Horror Short Stories: The Black Cat by Edgar Allan Poe
Think about classic horror stories and which author comes to mind? If you thought Edgar Allan Poe, you won't be the only one who came up with that answer.
Edgar Allan Poe has long been an inspiration to several horror writers over the years, and his short stories and poems are read today and quite fondly.
One of his short stories was The Black Cat. Published in 1843, The Black Cat provides a thought-provoking discussion of the narrator's mind and his descent into madness.
When we meet the narrator, he talks about his fondness for animals, especially those that can be kept as pets. He was often teased for his docile behavior but he didn't mind because he loved animals. Fortunately he married a woman who shared his love for pets too. They kept goldfish, a dog, rabbits and monkeys, and a black cat.
Of all the animals, the narrator was particularly fond of the cat, he names Pluto, who followed him everywhere. But over the years, the narrator's behavior changes and he becomes an alcoholic. He believes the cat is beginning to avoid him and so one night, after he returns from the Inn inebriated, he uses his knife to gouge the cat's eye.
He feels remorseful after that and admits the cat looks frightful now. The cat goes back to its normal routine although it avoids the narrator.

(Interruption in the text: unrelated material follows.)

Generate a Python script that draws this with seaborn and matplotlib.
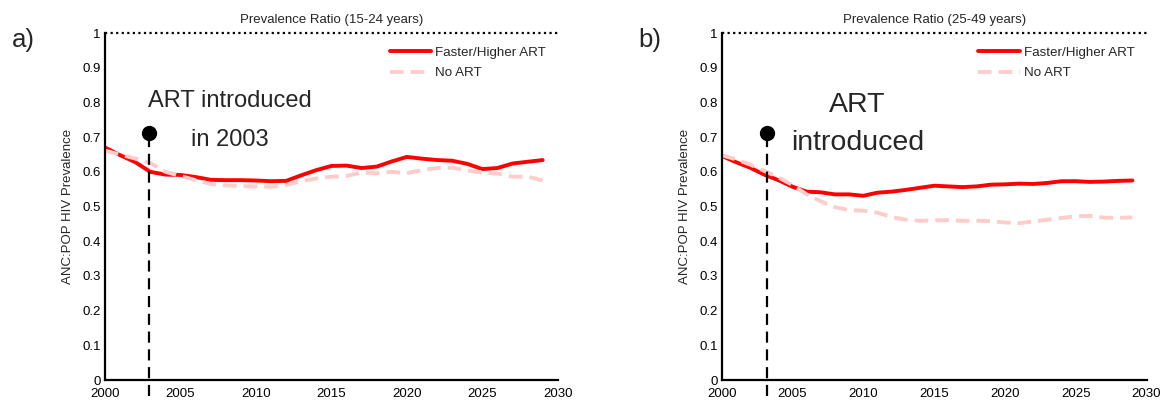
import numpy as np
import pandas as pd
import matplotlib
matplotlib.use("Agg")
import matplotlib.pyplot as plt
import seaborn as sns
from matplotlib.patches import Rectangle

sns.set_style("white")
plt.rcParams['font.family'] = ['Liberation Sans', 'DejaVu Sans']

years = list(range(2000, 2030))
young_faster = [0.670, 0.648, 0.628, 0.600, 0.592, 0.591, 0.585, 0.577, 0.576, 0.576,
                0.575, 0.573, 0.574, 0.590, 0.605, 0.617, 0.618, 0.611, 0.615, 0.630,
                0.643, 0.638, 0.634, 0.632, 0.623, 0.608, 0.611, 0.624, 0.629, 0.634]
young_noart = [0.661, 0.650, 0.638, 0.625, 0.600, 0.588, 0.576, 0.565, 0.561, 0.559,
               0.558, 0.557, 0.562, 0.573, 0.581, 0.586, 0.588, 0.598, 0.596, 0.600,
               0.596, 0.605, 0.611, 0.612, 0.604, 0.598, 0.595, 0.586, 0.586, 0.575]
older_faster = [0.646, 0.628, 0.612, 0.592, 0.576, 0.557, 0.543, 0.541, 0.535, 0.535,
                0.531, 0.540, 0.543, 0.548, 0.554, 0.560, 0.558, 0.556, 0.558, 0.563,
                0.564, 0.566, 0.565, 0.568, 0.573, 0.573, 0.571, 0.572, 0.574, 0.575]
older_noart = [0.648, 0.636, 0.621, 0.603, 0.584, 0.562, 0.535, 0.515, 0.498, 0.490,
               0.488, 0.482, 0.470, 0.462, 0.459, 0.460, 0.461, 0.459, 0.459, 0.458,
               0.454, 0.452, 0.457, 0.462, 0.467, 0.472, 0.473, 0.468, 0.467, 0.469]
titles = ["Prevalence Ratio (15-24 years)", "Prevalence Ratio (25-49 years)"]
panel_labels = ["a)", "b)"]
series_names = ["Faster/Higher ART", "No ART"]
art_year = [2002.9, 2003.2]
art_text = ["ART introduced\nin 2003", "ART\nintroduced\nin 2003"]
xticks = [2000, 2005, 2010, 2015, 2020, 2025, 2030]
yticks = [0, 0.1, 0.2, 0.3, 0.4, 0.5, 0.6, 0.7, 0.8, 0.9, 1]
ytick_labels = ["0", "0.1", "0.2", "0.3", "0.4", "0.5", "0.6", "0.7", "0.8", "0.9", "1"]

fig = plt.figure(figsize=(11.64, 4.03), dpi=100)
ax_a = fig.add_axes([0.0902, 0.057, 0.389, 0.861])
ax_b = fig.add_axes([0.620, 0.057, 0.365, 0.861])

panels = [(ax_a, young_faster, young_noart), (ax_b, older_faster, older_noart)]
label_x = [12 / 1164, 638 / 1164]
for i, (ax, fast, noart) in enumerate(panels):
    df = pd.DataFrame({"year": years * 2,
                       "ratio": fast + noart,
                       "scenario": [series_names[0]] * len(years) + [series_names[1]] * len(years)})
    sns.lineplot(data=df, x="year", y="ratio", hue="scenario", style="scenario",
                 palette={series_names[0]: "#ff0000", series_names[1]: "#ffcccc"},
                 dashes={series_names[0]: "", series_names[1]: (3.5, 1.8)},
                 linewidth=2.8, ax=ax, legend=True)
    ax.set_xlim(2000, 2030)
    ax.set_ylim(0, 1)
    ax.set_xticks(xticks)
    ax.set_xticklabels([str(t) for t in xticks], fontsize=9.5)
    ax.set_yticks(yticks)
    ax.set_yticklabels(ytick_labels, fontsize=9.5)
    ax.tick_params(direction="in", length=3.5, width=1.2, colors="black")
    ax.tick_params(axis="x", pad=6)
    ax.tick_params(axis="y", pad=3)
    ax.set_xlabel("")
    ax.set_ylabel("ANC:POP HIV Prevalence", fontsize=9.5, labelpad=6)
    ax.set_title(titles[i], fontsize=9.5, pad=7)
    for s in ["top", "right"]:
        ax.spines[s].set_visible(False)
    for s in ["left", "bottom"]:
        ax.spines[s].set_linewidth(1.6)
        ax.spines[s].set_color("black")
    ax.axhline(1, color="black", linestyle=(0, (1, 1.5)), linewidth=1.6, clip_on=False)
    # ART introduction marker
    ax.plot([art_year[i], art_year[i]], [-0.045, 0.713], color="black",
            linestyle=(0, (5, 3)), linewidth=1.6, clip_on=False)
    ax.plot([art_year[i]], [0.713], marker="o", color="black", markersize=10, clip_on=False)
    ax.legend(loc="upper right", frameon=False, fontsize=9.6, handlelength=3.1,
              handletextpad=0.3, labelspacing=0.6, bbox_to_anchor=(1.0, 0.995))
    fig.text(label_x[i], 1 - 40 / 403, panel_labels[i], fontsize=18.5,
             ha="left", va="center")

ax_a.text(2008.3, 0.748, art_text[0], ha="center", va="center", fontsize=17,
          linespacing=1.95)
t = ax_b.text(2009.6, 0.682, art_text[1], ha="center", va="center", fontsize=20.5,
              linespacing=1.6, clip_on=True)
clip = Rectangle((2000, 0.645), 30, 0.45, transform=ax_b.transData)
t.set_clip_path(clip)

fig.savefig("out.png", dpi=100)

This must have irked the narrator who didn't appreciate his friend avoiding him because the next time he gets drunk, he takes the cat out in the garden, puts a noose around its neck and hangs him from a tree.
That very night, the house catches fire and the narrator loses all his belongings though he manages to flee with his wife and servant.
The next day when he returns, he sees am apparition of the cat with a noose around its neck.
The narrator regrets his cruelty and misses his cat. Some time later, when he goes to the Inn, he finds a cat following him about. The narrator, missing his cat, decides to adopt this one and offers to buy it from the innkeeper. He tells the narrator that he's never see the cat before and it is definitely not his. The narrator leaves the Inn and let's the cat follow him home.
The narrator is now living in a cellar of am old building and when he looks at the cat the next morning, notices that he too has an eye missing. The wife is overjoyed to have another pet.
We are to assume the other pets perished in the fire?
The narrator also notices a white patch on the cat's fur which grows into the shape of the gallows. The narrator, reminded of his guilt for killing his beloved Pluto, begins to hate the cat and starts avoiding him.
The cat however gets closer to the narrator and one day, manages to get between the narrators feet as he is going downstairs. Angered that he was going to fall headfirst down the stairs, he gets an axe. He was probably drunk too at that time.
The wife intervenes and this angers the narrator even more. He brings down the axe on his wife, killing her. The cat disappears.
The narrator looks around the cellar and finds a place where the fireplace no longer is in use and the stones are loose. He removes the bricks and with great difficulty puts his wife in the hole and bricks up the wall again.
The narrator spends a restful night. There's no wife to nag him, no cat to remind him of his guilt.
Soon People come over to ask about his wife and then the police. The narrator lets them look around the house but they don't find any evidence to incriminate the narrator.
The narrator grows confident that he's about to get away with murder. Or perhaps, subconsciously the guilt is gnawing at him and he wants to get caught. That would explain why he catches the attention of the police and leads them to the wall behind which his wife is entombed. He also uses his cane to tap the exact spot. As soon as he does, an inhuman wail is heard leading the police to break down the wall and find the wife's corpse. Sitting atop her head is the cat.
The cat had survived days without food or perhaps it fed on the wife?
Was there even a cat? There is no indication that the police saw the cat too so it could be the narrator's guilty conscience that made him hallucinate the cat in the first place. The innkeeper does say that he's never seen a cat before or knows anything about it. And why would the cat have the shape of the gallows on it?
Is it because the narrator knew he had sinned and deserved that punishment? Or perhaps it was a foreshadow of the crime he was about to commit that would lead him to the gallows?
The story sheds light on the problems associated with mental health and alcoholism, and how guilt can drive a person into violence too.